- DIRECTIVE
Restate each line word for word. Leave out every picture.

- DATASET SECTION
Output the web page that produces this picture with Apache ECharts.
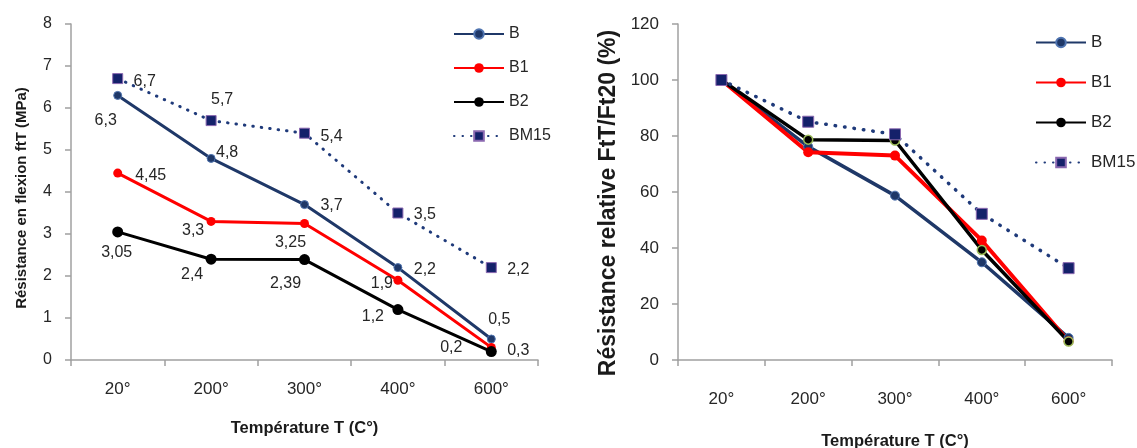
<!DOCTYPE html>
<html><head><meta charset="utf-8">
<script src="https://cdn.jsdelivr.net/npm/echarts@6/dist/echarts.min.js"></script>
<style>html,body{margin:0;padding:0;background:#fff}#c{width:1137px;height:448px}</style>
</head><body><div id="c"></div>
<script>
const categories = ['20°', '200°', '300°', '400°', '600°'];
const seriesNames = ['B', 'B1', 'B2', 'BM15'];
// Left chart: Résistance en flexion ftT (MPa)
const flexB = [6.3, 4.8, 3.7, 2.2, 0.5];
const flexB1 = [4.45, 3.3, 3.25, 1.9, 0.3];
const flexB2 = [3.05, 2.4, 2.39, 1.2, 0.2];
const flexBM15 = [6.7, 5.7, 5.4, 3.5, 2.2];
// Right chart: Résistance relative FtT/Ft20 (%)
const relB = [100, 76.2, 58.7, 34.9, 7.9];
const relB1 = [100, 74.2, 73.0, 42.7, 6.7];
const relB2 = [100, 78.7, 78.4, 39.3, 6.6];
const relBM15 = [100, 85.1, 80.6, 52.2, 32.8];

// label placement (style only)
const offB = [[-12, 25], [16, -6], [27, 1], [27, 2], [8, -19]];
const offB1 = [[33, 2], [-18, 9], [-14, 19], [-16, 3], [27, 3]];
const offB2 = [[-1, 21], [-19, 15], [-19, 24], [-25, 7], [-40, -4]];
const offBM15 = [[27, 3], [11, -21], [27, 3], [27, 2], [27, 2]];

const FONT = '"Liberation Sans", Arial, sans-serif';
const TXT = '#262626';
const AX = '#a0a0a0';
const NAVY = '#1f3868';
const NAVY2 = '#1f3a7a';

function withLabels(vals, offs) {
  return vals.map((v, i) => ({ value: v, label: { offset: offs[i] } }));
}
const lbl = {
  show: true, position: 'inside', color: TXT, fontSize: 16, fontFamily: FONT,
  formatter: p => String(p.value).replace('.', ',')
};

function xAxis(gi, margin, gap) {
  return {
    type: 'category', gridIndex: gi, data: categories, boundaryGap: true,
    axisLine: { lineStyle: { color: AX, width: 1.5 } },
    axisTick: { show: true, length: 6, alignWithLabel: false, interval: 0, lineStyle: { color: AX, width: 1.5 } },
    axisLabel: { margin: margin, color: TXT, fontSize: 17, fontFamily: FONT },
    name: 'Température T (C°)', nameLocation: 'middle', nameGap: gap,
    nameTextStyle: { color: '#1a1a1a', fontWeight: 'bold', fontSize: 16.5, fontFamily: FONT }
  };
}
function yAxis(gi, max, interval, fs, name, nfs, gap, pad) {
  return {
    type: 'value', gridIndex: gi, min: 0, max: max, interval: interval,
    splitLine: { show: false },
    axisLine: { show: true, lineStyle: { color: AX, width: 1.5 } },
    axisTick: { show: true, length: 6, lineStyle: { color: AX, width: 1.5 } },
    axisLabel: { margin: 19, color: TXT, fontSize: fs, fontFamily: FONT },
    name: name, nameLocation: 'middle', nameGap: gap,
    nameTextStyle: { color: '#1a1a1a', fontWeight: 'bold', fontSize: nfs, fontFamily: FONT, padding: [0, pad, 0, 0] }
  };
}

const option = {
  animation: false,
  backgroundColor: '#fff',
  grid: [
    { left: 71, right: 599, top: 24, bottom: 88, containLabel: false, outerBoundsMode: 'none' },
    { left: 678, right: 25, top: 24, bottom: 88, containLabel: false, outerBoundsMode: 'none' }
  ],
  xAxis: [xAxis(0, 21, 60), xAxis(1, 31, 73)],
  yAxis: [
    yAxis(0, 8, 1, 16, 'Résistance en flexion ftT (MPa)', 15, 42, 12),
    yAxis(1, 120, 20, 17, 'Résistance relative FtT/Ft20 (%)', 23, 58, 22)
  ],
  legend: [
    { orient: 'vertical', left: 453, top: 26, padding: 0, itemWidth: 50, itemHeight: 12, itemGap: 18,
      textStyle: { color: TXT, fontSize: 16, fontFamily: FONT }, data: seriesNames },
    { orient: 'vertical', left: 1035, top: 34, padding: 0, itemWidth: 50, itemHeight: 12, itemGap: 23,
      textStyle: { color: TXT, fontSize: 17, fontFamily: FONT }, data: seriesNames }
  ],
  series: [
    { name: 'B', type: 'line', xAxisIndex: 0, yAxisIndex: 0, data: withLabels(flexB, offB),
      symbol: 'circle', symbolSize: 8, lineStyle: { color: NAVY, width: 3 },
      itemStyle: { color: NAVY, borderColor: '#4f74b0', borderWidth: 1 }, label: lbl },
    { name: 'B1', type: 'line', xAxisIndex: 0, yAxisIndex: 0, data: withLabels(flexB1, offB1),
      symbol: 'circle', symbolSize: 9, lineStyle: { color: '#ff0000', width: 3 },
      itemStyle: { color: '#ff0000' }, label: lbl },
    { name: 'B2', type: 'line', xAxisIndex: 0, yAxisIndex: 0, data: withLabels(flexB2, offB2),
      symbol: 'circle', symbolSize: 11, lineStyle: { color: '#000', width: 3 },
      itemStyle: { color: '#000' }, label: lbl },
    { name: 'BM15', type: 'line', xAxisIndex: 0, yAxisIndex: 0, data: withLabels(flexBM15, offBM15),
      symbol: 'rect', symbolSize: 10, lineStyle: { color: NAVY2, width: 3, type: [0.5, 8], cap: 'round' },
      itemStyle: { color: '#14216a', borderColor: '#8a68b0', borderWidth: 1 }, label: lbl },

    { name: 'B', type: 'line', xAxisIndex: 1, yAxisIndex: 1, data: relB,
      symbol: 'circle', symbolSize: 9, lineStyle: { color: NAVY, width: 3.5 },
      itemStyle: { color: NAVY, borderColor: '#4f74b0', borderWidth: 1 } },
    { name: 'B1', type: 'line', xAxisIndex: 1, yAxisIndex: 1, data: relB1,
      symbol: 'circle', symbolSize: 10, lineStyle: { color: '#ff0000', width: 4 },
      itemStyle: { color: '#ff0000' } },
    { name: 'B2', type: 'line', xAxisIndex: 1, yAxisIndex: 1, data: relB2,
      symbol: 'circle', symbolSize: 9, lineStyle: { color: '#000', width: 3.5 },
      itemStyle: { color: '#000', borderColor: '#9bbb59', borderWidth: 1.5 } },
    { name: 'BM15', type: 'line', xAxisIndex: 1, yAxisIndex: 1, data: relBM15,
      symbol: 'rect', symbolSize: 11, lineStyle: { color: NAVY2, width: 3.5, type: [0.5, 9], cap: 'round' },
      itemStyle: { color: '#14216a', borderColor: '#8a68b0', borderWidth: 1 } }
  ]
};

const chart = echarts.init(document.getElementById('c'), null, { renderer: 'canvas' });
chart.setOption(option);
</script>
</body></html>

- ANSWER TO THIS TASK
Output the web page that produces this picture with Apache ECharts.
<!DOCTYPE html>
<html><head><meta charset="utf-8">
<script src="https://cdn.jsdelivr.net/npm/echarts@6/dist/echarts.min.js"></script>
<style>html,body{margin:0;padding:0;background:#fff}#c{width:1137px;height:448px}</style>
</head><body><div id="c"></div>
<script>
const categories = ['20°', '200°', '300°', '400°', '600°'];
const seriesNames = ['B', 'B1', 'B2', 'BM15'];
// Left chart: Résistance en flexion ftT (MPa)
const flexB = [6.3, 4.8, 3.7, 2.2, 0.5];
const flexB1 = [4.45, 3.3, 3.25, 1.9, 0.3];
const flexB2 = [3.05, 2.4, 2.39, 1.2, 0.2];
const flexBM15 = [6.7, 5.7, 5.4, 3.5, 2.2];
// Right chart: Résistance relative FtT/Ft20 (%)
const relB = [100, 76.2, 58.7, 34.9, 7.9];
const relB1 = [100, 74.2, 73.0, 42.7, 6.7];
const relB2 = [100, 78.7, 78.4, 39.3, 6.6];
const relBM15 = [100, 85.1, 80.6, 52.2, 32.8];

// label placement (style only)
const offB = [[-12, 25], [16, -6], [27, 1], [27, 2], [8, -19]];
const offB1 = [[33, 2], [-18, 9], [-14, 19], [-16, 3], [27, 3]];
const offB2 = [[-1, 21], [-19, 15], [-19, 24], [-25, 7], [-40, -4]];
const offBM15 = [[27, 3], [11, -21], [27, 3], [27, 2], [27, 2]];

const FONT = '"Liberation Sans", Arial, sans-serif';
const TXT = '#262626';
const AX = '#a0a0a0';
const NAVY = '#1f3868';
const NAVY2 = '#1f3a7a';

function withLabels(vals, offs) {
  return vals.map((v, i) => ({ value: v, label: { offset: offs[i] } }));
}
const lbl = {
  show: true, position: 'inside', color: TXT, fontSize: 16, fontFamily: FONT,
  formatter: p => String(p.value).replace('.', ',')
};

function xAxis(gi, margin, gap) {
  return {
    type: 'category', gridIndex: gi, data: categories, boundaryGap: true,
    axisLine: { lineStyle: { color: AX, width: 1.5 } },
    axisTick: { show: true, length: 6, alignWithLabel: false, interval: 0, lineStyle: { color: AX, width: 1.5 } },
    axisLabel: { margin: margin, color: TXT, fontSize: 17, fontFamily: FONT },
    name: 'Température T (C°)', nameLocation: 'middle', nameGap: gap,
    nameTextStyle: { color: '#1a1a1a', fontWeight: 'bold', fontSize: 16.5, fontFamily: FONT }
  };
}
function yAxis(gi, max, interval, fs, name, nfs, gap, pad) {
  return {
    type: 'value', gridIndex: gi, min: 0, max: max, interval: interval,
    splitLine: { show: false },
    axisLine: { show: true, lineStyle: { color: AX, width: 1.5 } },
    axisTick: { show: true, length: 6, lineStyle: { color: AX, width: 1.5 } },
    axisLabel: { margin: 19, color: TXT, fontSize: fs, fontFamily: FONT },
    name: name, nameLocation: 'middle', nameGap: gap,
    nameTextStyle: { color: '#1a1a1a', fontWeight: 'bold', fontSize: nfs, fontFamily: FONT, padding: [0, pad, 0, 0] }
  };
}

const option = {
  animation: false,
  backgroundColor: '#fff',
  grid: [
    { left: 71, right: 599, top: 24, bottom: 88, containLabel: false, outerBoundsMode: 'none' },
    { left: 678, right: 25, top: 24, bottom: 88, containLabel: false, outerBoundsMode: 'none' }
  ],
  xAxis: [xAxis(0, 21, 60), xAxis(1, 31, 73)],
  yAxis: [
    yAxis(0, 8, 1, 16, 'Résistance en flexion ftT (MPa)', 15, 42, 12),
    yAxis(1, 120, 20, 17, 'Résistance relative FtT/Ft20 (%)', 23, 58, 22)
  ],
  legend: [
    { orient: 'vertical', left: 453, top: 26, padding: 0, itemWidth: 50, itemHeight: 12, itemGap: 18,
      textStyle: { color: TXT, fontSize: 16, fontFamily: FONT }, data: seriesNames },
    { orient: 'vertical', left: 1035, top: 34, padding: 0, itemWidth: 50, itemHeight: 12, itemGap: 23,
      textStyle: { color: TXT, fontSize: 17, fontFamily: FONT }, data: seriesNames }
  ],
  series: [
    { name: 'B', type: 'line', xAxisIndex: 0, yAxisIndex: 0, data: withLabels(flexB, offB),
      symbol: 'circle', symbolSize: 8, lineStyle: { color: NAVY, width: 3 },
      itemStyle: { color: NAVY, borderColor: '#4f74b0', borderWidth: 1 }, label: lbl },
    { name: 'B1', type: 'line', xAxisIndex: 0, yAxisIndex: 0, data: withLabels(flexB1, offB1),
      symbol: 'circle', symbolSize: 9, lineStyle: { color: '#ff0000', width: 3 },
      itemStyle: { color: '#ff0000' }, label: lbl },
    { name: 'B2', type: 'line', xAxisIndex: 0, yAxisIndex: 0, data: withLabels(flexB2, offB2),
      symbol: 'circle', symbolSize: 11, lineStyle: { color: '#000', width: 3 },
      itemStyle: { color: '#000' }, label: lbl },
    { name: 'BM15', type: 'line', xAxisIndex: 0, yAxisIndex: 0, data: withLabels(flexBM15, offBM15),
      symbol: 'rect', symbolSize: 10, lineStyle: { color: NAVY2, width: 3, type: [0.5, 8], cap: 'round' },
      itemStyle: { color: '#14216a', borderColor: '#8a68b0', borderWidth: 1 }, label: lbl },

    { name: 'B', type: 'line', xAxisIndex: 1, yAxisIndex: 1, data: relB,
      symbol: 'circle', symbolSize: 9, lineStyle: { color: NAVY, width: 3.5 },
      itemStyle: { color: NAVY, borderColor: '#4f74b0', borderWidth: 1 } },
    { name: 'B1', type: 'line', xAxisIndex: 1, yAxisIndex: 1, data: relB1,
      symbol: 'circle', symbolSize: 10, lineStyle: { color: '#ff0000', width: 4 },
      itemStyle: { color: '#ff0000' } },
    { name: 'B2', type: 'line', xAxisIndex: 1, yAxisIndex: 1, data: relB2,
      symbol: 'circle', symbolSize: 9, lineStyle: { color: '#000', width: 3.5 },
      itemStyle: { color: '#000', borderColor: '#9bbb59', borderWidth: 1.5 } },
    { name: 'BM15', type: 'line', xAxisIndex: 1, yAxisIndex: 1, data: relBM15,
      symbol: 'rect', symbolSize: 11, lineStyle: { color: NAVY2, width: 3.5, type: [0.5, 9], cap: 'round' },
      itemStyle: { color: '#14216a', borderColor: '#8a68b0', borderWidth: 1 } }
  ]
};

const chart = echarts.init(document.getElementById('c'), null, { renderer: 'canvas' });
chart.setOption(option);
</script>
</body></html>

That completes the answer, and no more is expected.